Because of the dearth of weapons the volunteers rotate at the front. Salem, on an off-day, is eager to rejoin the battle. His weapon is a small 6mm pistol, given to his policeman father by the Italian colonizers in 1958. Having shot all but one of his bullets in the battle for Benghazi, he’s “waiting for my friend to bring me more bullets.”
The volunteers are a mostly young group from different backgrounds. Some, like Salem, just wear street clothes — jeans, sneakers, sweatshirts. Others look more like revolutionaries dress in olive drab fatigues, berets and a checkered scarves or keffiyehs around their necks. Many favor camouflage, especially U.S. Army surplus from the 1990 Desert Storm campaign and the 2003 invasion of Iraq.

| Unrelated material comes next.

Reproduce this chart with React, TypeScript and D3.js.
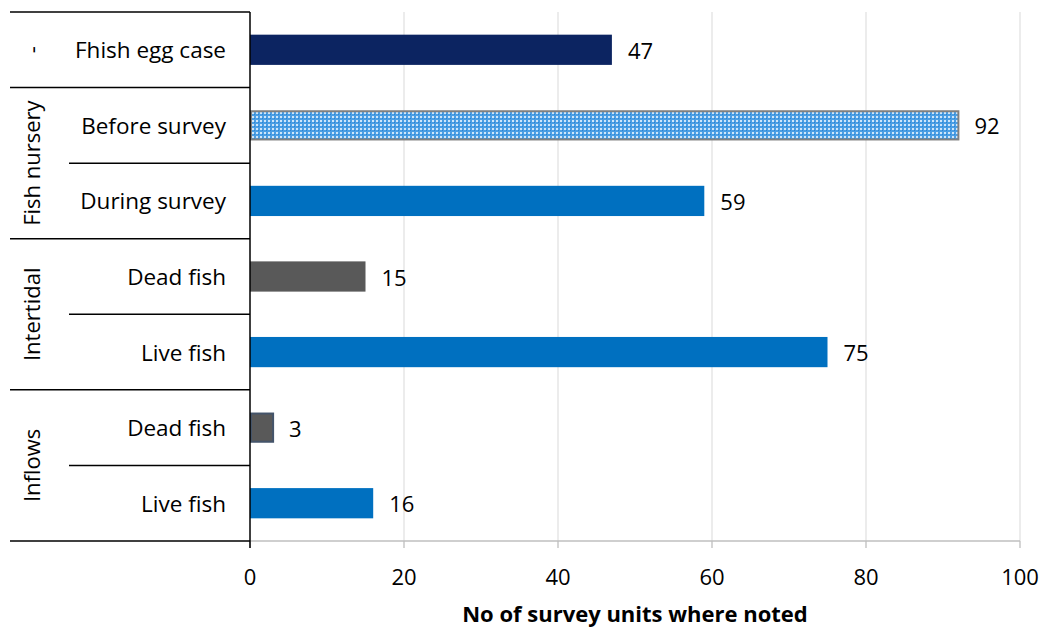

Because Libya has compulsory military service, many men have had some degree of military training.
Their weapons vary from including heavy machine-guns and assault rifles, to machetes or small knives.
Mohammed Benghizzi, a 27-year-old mechanical engineer, has a Kalashnikov — but he shares it with a friend, taking turns in the fight. He said he taught himself to use the Kalashnikov which he got from the storming of a military barracks in Benghazi.
Others had to buy them, and the market in weapons is thriving. Some say the price of a Kalashnikov has quadrupled to more than $3,000.
At a checkpoint near the front, a preacher stalked around the men, shouting encouragement into a loudspeaker and whipping everyone into a frenzy. The volunteers cheered and fired their weapons into the air. One man, lacking a gun, hacked away with a machete at an empty wooden ammo box.
That evening, following an hours-long battle, a pickup truck pulled away from the checkpoint carrying four bodies. The volunteers cheered and chanted, “A martyr’s blood is not spilled in vain!” Some fired their weapons into the air for 10 minutes straight — a waste of precious ammunition in the eyes of the more disciplined army rebels.
Salem, the former student, left his English studies in Benghazi last week, pretty much on a whim, to take a bus down to the front at Ras Lanouf.
With his outsize helmet and undersize gun, he seemed to speak for them all.
“My parents are worried about me. But if you want freedom you have to work hard or die. If I die now, it is OK, because others will live in freedom.”